§ **Exercise brief**
Only the lines from the line containing "What TikZ code" to the line containing "(0,0) rectangle (1165,581);", with both of those lines, are to be repeated exactly. Leave the images out.

(Rows from a dataset of charts and code)
——

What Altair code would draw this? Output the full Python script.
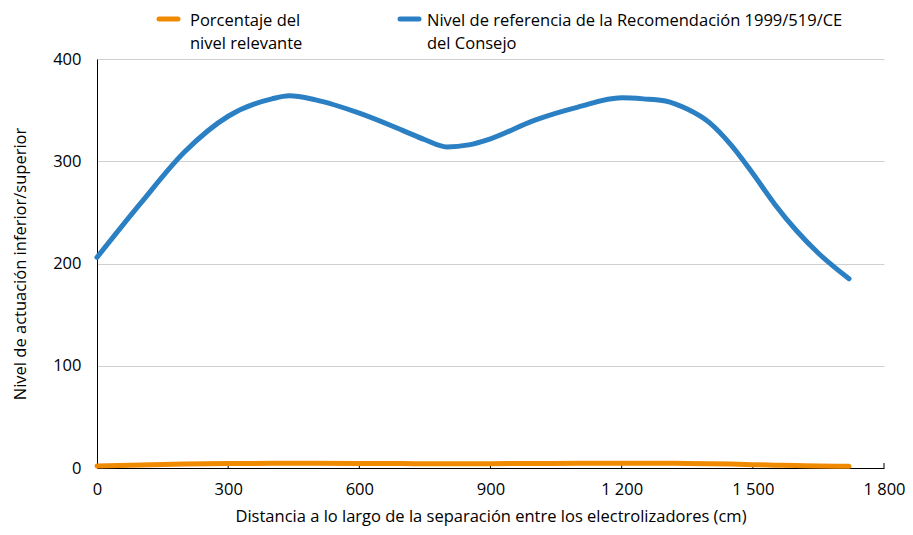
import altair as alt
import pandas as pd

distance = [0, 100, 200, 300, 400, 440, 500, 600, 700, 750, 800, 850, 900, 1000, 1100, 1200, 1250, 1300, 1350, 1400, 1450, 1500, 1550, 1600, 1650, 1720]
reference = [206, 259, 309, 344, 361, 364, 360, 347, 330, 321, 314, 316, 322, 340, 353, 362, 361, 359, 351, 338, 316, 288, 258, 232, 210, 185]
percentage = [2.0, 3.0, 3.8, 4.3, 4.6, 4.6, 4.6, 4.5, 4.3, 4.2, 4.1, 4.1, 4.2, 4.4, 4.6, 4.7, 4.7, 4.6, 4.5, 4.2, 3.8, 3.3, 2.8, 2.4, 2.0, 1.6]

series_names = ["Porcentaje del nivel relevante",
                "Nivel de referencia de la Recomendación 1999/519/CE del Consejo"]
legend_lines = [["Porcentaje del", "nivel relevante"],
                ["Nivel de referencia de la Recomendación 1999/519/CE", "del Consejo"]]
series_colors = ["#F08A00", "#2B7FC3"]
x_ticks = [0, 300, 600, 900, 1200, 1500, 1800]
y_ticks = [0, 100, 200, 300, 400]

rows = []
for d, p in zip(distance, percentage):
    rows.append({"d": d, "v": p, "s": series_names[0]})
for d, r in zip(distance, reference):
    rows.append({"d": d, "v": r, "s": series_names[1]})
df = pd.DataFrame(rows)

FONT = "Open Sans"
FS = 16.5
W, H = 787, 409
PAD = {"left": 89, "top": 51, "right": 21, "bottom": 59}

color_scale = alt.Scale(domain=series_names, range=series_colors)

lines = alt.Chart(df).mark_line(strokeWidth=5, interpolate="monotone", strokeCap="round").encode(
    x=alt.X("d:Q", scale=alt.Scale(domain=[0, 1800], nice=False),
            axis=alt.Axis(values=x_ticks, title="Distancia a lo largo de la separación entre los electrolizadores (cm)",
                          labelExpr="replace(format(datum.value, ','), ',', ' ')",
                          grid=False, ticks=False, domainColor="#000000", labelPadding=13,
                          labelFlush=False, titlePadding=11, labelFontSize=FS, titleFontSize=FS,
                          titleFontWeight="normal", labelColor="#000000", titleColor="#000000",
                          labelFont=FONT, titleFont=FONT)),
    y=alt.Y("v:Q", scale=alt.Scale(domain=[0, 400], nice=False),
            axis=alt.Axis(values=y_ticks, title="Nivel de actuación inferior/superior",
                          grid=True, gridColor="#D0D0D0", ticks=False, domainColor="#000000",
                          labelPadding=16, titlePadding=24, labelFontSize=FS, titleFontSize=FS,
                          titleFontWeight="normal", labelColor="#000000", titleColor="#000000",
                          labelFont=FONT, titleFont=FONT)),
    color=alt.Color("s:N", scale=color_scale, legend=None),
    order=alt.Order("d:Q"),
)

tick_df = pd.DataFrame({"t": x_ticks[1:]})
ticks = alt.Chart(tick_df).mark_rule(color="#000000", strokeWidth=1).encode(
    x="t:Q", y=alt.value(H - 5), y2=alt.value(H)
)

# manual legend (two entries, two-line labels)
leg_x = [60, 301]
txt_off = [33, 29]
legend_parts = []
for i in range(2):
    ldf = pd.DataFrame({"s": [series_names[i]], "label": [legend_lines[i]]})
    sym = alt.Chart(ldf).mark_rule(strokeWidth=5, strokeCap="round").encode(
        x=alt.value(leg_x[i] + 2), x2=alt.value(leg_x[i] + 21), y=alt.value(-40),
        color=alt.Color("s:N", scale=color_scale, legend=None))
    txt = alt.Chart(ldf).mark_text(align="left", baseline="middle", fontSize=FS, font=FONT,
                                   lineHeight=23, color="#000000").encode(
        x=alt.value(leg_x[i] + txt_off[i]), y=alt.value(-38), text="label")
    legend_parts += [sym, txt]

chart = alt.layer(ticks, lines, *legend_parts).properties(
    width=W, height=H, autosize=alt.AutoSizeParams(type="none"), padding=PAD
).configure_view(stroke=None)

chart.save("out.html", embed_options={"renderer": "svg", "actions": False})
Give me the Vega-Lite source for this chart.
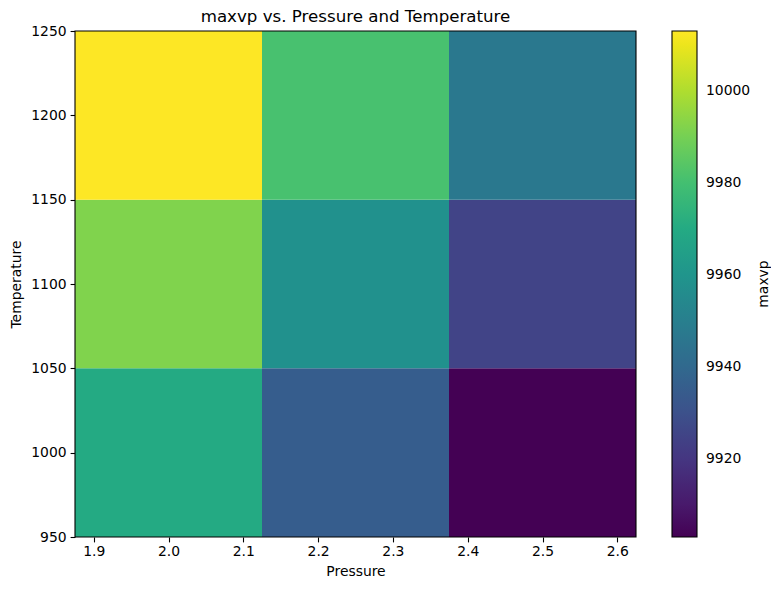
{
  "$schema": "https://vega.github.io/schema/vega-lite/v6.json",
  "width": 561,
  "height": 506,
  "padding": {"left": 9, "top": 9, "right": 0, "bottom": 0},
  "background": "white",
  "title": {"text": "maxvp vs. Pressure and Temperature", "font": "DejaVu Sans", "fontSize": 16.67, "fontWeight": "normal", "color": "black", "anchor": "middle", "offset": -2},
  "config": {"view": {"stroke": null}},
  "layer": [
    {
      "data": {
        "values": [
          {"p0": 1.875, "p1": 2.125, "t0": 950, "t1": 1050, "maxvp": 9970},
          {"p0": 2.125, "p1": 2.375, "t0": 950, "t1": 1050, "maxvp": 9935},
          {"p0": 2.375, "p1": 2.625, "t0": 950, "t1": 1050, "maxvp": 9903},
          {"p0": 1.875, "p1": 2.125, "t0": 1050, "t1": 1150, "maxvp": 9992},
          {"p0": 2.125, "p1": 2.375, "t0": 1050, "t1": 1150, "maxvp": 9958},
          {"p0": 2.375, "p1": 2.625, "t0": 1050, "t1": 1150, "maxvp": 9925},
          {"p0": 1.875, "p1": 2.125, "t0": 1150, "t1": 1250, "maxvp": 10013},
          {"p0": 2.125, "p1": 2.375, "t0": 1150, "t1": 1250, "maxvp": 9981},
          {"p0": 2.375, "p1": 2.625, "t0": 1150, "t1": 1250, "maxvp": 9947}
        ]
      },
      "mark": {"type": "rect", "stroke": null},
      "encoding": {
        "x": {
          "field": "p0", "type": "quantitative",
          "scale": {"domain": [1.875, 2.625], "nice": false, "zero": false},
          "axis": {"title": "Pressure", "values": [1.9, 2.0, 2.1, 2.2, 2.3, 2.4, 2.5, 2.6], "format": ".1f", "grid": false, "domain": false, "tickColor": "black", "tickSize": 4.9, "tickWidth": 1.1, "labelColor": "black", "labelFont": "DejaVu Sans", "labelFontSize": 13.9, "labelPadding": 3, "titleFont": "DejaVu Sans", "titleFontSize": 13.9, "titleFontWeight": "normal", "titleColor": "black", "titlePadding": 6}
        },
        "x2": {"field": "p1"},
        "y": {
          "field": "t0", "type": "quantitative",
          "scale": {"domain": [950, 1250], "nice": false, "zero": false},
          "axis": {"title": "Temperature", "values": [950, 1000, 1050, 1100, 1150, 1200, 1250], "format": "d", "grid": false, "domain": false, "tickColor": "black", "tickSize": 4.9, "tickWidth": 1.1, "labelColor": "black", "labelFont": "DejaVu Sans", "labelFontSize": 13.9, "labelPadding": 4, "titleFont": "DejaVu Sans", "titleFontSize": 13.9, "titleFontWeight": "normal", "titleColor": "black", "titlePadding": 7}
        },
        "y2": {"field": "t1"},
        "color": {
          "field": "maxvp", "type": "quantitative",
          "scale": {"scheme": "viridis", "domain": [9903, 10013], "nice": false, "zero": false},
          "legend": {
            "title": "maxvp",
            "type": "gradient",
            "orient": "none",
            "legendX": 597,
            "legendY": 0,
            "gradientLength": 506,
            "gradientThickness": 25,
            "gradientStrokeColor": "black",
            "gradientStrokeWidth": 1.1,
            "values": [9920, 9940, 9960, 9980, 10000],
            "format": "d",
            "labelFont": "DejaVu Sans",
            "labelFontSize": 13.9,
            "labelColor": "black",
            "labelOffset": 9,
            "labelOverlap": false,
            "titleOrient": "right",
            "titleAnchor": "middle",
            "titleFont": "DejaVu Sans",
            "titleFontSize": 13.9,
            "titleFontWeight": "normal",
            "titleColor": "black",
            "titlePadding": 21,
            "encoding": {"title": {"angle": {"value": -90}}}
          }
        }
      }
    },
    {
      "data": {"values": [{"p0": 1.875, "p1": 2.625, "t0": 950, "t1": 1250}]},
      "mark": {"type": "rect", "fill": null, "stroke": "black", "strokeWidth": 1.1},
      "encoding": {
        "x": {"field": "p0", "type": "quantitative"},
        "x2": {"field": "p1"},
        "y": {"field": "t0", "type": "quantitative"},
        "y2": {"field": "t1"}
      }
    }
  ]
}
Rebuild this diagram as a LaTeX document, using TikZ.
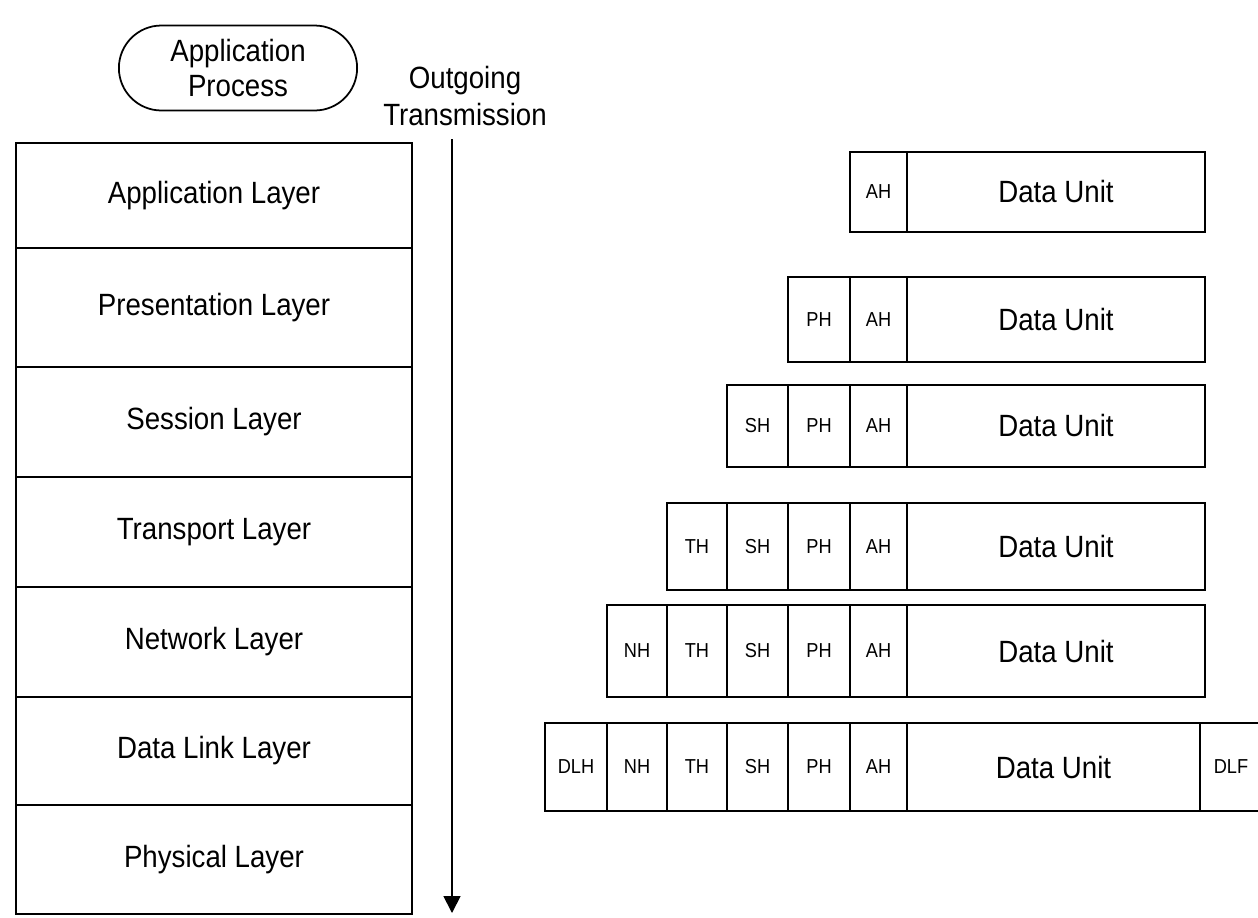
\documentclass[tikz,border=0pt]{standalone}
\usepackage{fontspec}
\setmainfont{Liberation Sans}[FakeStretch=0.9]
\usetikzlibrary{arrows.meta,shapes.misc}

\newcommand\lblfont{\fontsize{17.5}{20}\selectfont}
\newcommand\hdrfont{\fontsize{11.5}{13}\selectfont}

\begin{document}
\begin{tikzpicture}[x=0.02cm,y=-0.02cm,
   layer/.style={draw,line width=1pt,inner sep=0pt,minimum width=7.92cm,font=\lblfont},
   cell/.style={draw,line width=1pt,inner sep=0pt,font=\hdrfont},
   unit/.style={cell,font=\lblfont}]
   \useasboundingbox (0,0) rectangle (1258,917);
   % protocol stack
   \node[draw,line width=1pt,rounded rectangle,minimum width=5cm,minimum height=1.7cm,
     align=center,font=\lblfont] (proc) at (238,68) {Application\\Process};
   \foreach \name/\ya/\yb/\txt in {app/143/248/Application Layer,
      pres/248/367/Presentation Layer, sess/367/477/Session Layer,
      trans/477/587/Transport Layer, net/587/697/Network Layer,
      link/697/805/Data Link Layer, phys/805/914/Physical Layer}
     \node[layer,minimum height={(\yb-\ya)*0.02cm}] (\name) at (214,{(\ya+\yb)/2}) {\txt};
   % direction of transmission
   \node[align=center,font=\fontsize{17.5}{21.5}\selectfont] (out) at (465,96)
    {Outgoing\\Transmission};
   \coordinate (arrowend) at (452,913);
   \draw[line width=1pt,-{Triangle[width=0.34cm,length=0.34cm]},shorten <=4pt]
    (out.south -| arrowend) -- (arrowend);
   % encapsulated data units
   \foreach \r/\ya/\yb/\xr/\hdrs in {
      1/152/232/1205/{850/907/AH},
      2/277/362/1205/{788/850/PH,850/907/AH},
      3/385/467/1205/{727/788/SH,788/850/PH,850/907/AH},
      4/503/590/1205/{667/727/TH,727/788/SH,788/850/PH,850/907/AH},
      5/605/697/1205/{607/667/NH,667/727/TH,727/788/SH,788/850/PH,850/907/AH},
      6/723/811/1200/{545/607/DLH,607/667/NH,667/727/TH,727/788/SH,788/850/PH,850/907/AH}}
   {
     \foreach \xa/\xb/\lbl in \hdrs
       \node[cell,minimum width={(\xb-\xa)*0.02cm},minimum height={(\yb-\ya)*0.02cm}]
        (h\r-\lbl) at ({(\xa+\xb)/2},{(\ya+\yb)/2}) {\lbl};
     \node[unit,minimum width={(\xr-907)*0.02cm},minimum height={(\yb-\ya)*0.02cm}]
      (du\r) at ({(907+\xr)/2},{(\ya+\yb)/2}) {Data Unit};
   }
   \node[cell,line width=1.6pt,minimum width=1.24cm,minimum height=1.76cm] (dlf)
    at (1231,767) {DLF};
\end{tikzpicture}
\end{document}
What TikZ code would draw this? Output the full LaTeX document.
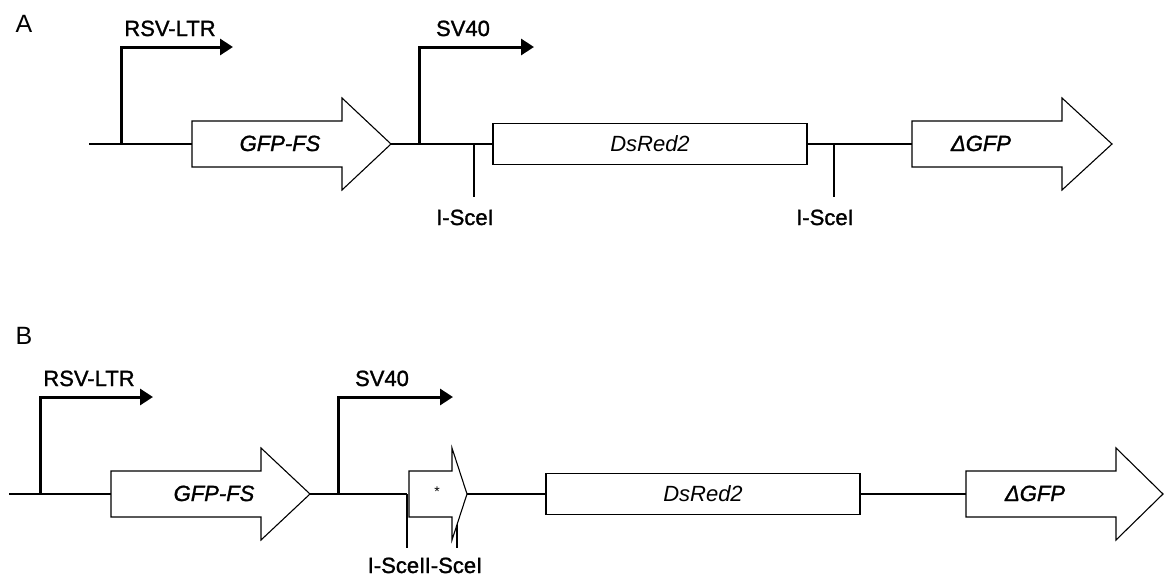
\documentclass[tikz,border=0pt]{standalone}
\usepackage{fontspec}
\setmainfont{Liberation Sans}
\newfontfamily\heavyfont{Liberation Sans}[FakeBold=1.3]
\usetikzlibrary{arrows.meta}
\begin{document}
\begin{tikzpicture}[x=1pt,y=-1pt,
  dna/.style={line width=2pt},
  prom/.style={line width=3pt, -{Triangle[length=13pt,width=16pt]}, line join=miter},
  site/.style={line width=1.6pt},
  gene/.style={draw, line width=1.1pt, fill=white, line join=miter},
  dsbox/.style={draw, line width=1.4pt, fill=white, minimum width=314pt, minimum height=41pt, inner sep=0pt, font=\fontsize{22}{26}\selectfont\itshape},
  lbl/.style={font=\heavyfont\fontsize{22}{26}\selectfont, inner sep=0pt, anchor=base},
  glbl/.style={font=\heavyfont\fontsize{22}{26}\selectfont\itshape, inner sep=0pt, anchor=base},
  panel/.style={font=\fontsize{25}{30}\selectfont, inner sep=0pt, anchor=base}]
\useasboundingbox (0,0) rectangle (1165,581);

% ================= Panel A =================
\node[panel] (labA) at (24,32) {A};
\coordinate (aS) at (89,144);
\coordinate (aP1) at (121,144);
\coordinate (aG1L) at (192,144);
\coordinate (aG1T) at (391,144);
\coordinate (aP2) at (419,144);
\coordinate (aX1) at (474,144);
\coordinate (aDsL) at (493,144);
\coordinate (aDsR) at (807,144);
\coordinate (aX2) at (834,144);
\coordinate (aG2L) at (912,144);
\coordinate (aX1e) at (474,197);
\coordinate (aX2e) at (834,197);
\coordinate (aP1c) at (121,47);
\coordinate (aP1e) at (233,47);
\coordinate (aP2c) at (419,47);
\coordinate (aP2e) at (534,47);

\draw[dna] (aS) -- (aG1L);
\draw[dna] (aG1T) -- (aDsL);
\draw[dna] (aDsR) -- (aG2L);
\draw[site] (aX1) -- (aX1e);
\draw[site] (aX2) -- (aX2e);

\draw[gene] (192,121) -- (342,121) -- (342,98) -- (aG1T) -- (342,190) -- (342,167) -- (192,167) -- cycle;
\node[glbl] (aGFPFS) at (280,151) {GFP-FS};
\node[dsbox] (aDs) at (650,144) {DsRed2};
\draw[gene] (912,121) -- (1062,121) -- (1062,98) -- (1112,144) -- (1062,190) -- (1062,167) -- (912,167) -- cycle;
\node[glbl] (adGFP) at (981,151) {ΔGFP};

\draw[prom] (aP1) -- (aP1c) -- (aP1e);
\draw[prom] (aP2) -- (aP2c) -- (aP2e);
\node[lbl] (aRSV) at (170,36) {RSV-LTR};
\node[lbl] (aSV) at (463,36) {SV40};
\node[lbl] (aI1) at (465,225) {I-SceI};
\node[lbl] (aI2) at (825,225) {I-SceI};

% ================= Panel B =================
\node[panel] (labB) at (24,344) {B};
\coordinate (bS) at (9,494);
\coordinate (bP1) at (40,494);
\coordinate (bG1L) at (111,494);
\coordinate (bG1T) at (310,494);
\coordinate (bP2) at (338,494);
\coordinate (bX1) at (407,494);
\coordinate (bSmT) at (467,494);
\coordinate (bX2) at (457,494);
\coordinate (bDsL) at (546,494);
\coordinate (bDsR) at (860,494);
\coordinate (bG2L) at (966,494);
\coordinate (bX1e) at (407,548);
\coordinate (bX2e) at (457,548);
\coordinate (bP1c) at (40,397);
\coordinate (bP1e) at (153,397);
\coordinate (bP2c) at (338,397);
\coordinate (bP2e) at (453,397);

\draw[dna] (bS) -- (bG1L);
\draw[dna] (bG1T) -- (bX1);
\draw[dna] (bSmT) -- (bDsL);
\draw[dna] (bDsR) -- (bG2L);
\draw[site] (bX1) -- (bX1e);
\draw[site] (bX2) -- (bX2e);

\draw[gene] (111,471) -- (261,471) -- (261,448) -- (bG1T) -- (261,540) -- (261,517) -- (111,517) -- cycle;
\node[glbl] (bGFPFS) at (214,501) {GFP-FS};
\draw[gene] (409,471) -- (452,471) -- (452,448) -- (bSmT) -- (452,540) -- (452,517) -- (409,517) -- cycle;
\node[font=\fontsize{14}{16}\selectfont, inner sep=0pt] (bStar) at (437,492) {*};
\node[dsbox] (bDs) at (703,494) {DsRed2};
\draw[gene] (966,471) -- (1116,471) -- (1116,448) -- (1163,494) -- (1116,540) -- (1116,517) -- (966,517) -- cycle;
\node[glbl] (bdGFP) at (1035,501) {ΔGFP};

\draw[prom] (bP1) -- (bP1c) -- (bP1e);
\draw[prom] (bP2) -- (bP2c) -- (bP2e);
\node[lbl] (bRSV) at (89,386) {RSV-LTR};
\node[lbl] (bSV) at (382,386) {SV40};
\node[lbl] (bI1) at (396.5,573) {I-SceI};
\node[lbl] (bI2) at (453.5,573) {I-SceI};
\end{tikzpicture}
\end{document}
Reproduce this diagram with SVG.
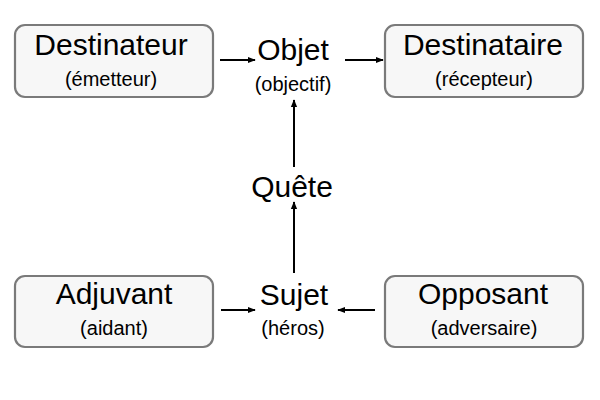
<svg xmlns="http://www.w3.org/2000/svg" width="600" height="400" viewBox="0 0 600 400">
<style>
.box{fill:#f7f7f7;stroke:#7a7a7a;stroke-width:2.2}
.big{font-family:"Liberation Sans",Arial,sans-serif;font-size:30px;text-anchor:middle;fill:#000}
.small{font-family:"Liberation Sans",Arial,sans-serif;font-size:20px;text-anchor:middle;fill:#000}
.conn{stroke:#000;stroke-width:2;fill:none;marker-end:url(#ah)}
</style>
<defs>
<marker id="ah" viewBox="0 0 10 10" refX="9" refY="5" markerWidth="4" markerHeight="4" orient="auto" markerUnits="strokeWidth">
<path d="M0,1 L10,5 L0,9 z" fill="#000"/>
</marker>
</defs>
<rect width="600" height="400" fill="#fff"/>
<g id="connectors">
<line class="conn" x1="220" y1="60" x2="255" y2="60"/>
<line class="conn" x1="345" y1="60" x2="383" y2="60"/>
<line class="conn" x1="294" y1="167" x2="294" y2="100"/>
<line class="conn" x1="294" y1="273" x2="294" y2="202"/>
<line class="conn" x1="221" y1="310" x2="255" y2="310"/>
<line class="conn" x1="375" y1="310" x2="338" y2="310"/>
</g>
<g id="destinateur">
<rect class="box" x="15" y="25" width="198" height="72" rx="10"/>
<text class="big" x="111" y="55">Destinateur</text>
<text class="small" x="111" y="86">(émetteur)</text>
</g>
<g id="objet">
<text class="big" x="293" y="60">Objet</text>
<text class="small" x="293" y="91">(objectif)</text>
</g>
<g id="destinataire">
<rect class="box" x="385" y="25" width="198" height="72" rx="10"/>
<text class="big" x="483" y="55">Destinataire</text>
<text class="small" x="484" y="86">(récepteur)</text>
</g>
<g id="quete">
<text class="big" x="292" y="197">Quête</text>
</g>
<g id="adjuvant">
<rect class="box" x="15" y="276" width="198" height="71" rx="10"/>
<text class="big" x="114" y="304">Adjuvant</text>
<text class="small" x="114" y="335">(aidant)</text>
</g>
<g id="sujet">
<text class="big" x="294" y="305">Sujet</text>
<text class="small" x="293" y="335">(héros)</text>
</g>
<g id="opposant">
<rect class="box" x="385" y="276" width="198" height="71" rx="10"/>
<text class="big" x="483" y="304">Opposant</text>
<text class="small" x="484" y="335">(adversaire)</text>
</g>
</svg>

——

§ **The result**
What TikZ code would draw this? Output the full LaTeX document.
\documentclass[tikz,border=0pt]{standalone}
\usepackage{fontspec}
\setmainfont{Liberation Sans}
\newfontfamily\heavyfont{Liberation Sans}[FakeBold=1.3]
\usetikzlibrary{arrows.meta}
\begin{document}
\begin{tikzpicture}[x=1pt,y=-1pt,
  dna/.style={line width=2pt},
  prom/.style={line width=3pt, -{Triangle[length=13pt,width=16pt]}, line join=miter},
  site/.style={line width=1.6pt},
  gene/.style={draw, line width=1.1pt, fill=white, line join=miter},
  dsbox/.style={draw, line width=1.4pt, fill=white, minimum width=314pt, minimum height=41pt, inner sep=0pt, font=\fontsize{22}{26}\selectfont\itshape},
  lbl/.style={font=\heavyfont\fontsize{22}{26}\selectfont, inner sep=0pt, anchor=base},
  glbl/.style={font=\heavyfont\fontsize{22}{26}\selectfont\itshape, inner sep=0pt, anchor=base},
  panel/.style={font=\fontsize{25}{30}\selectfont, inner sep=0pt, anchor=base}]
\useasboundingbox (0,0) rectangle (1165,581);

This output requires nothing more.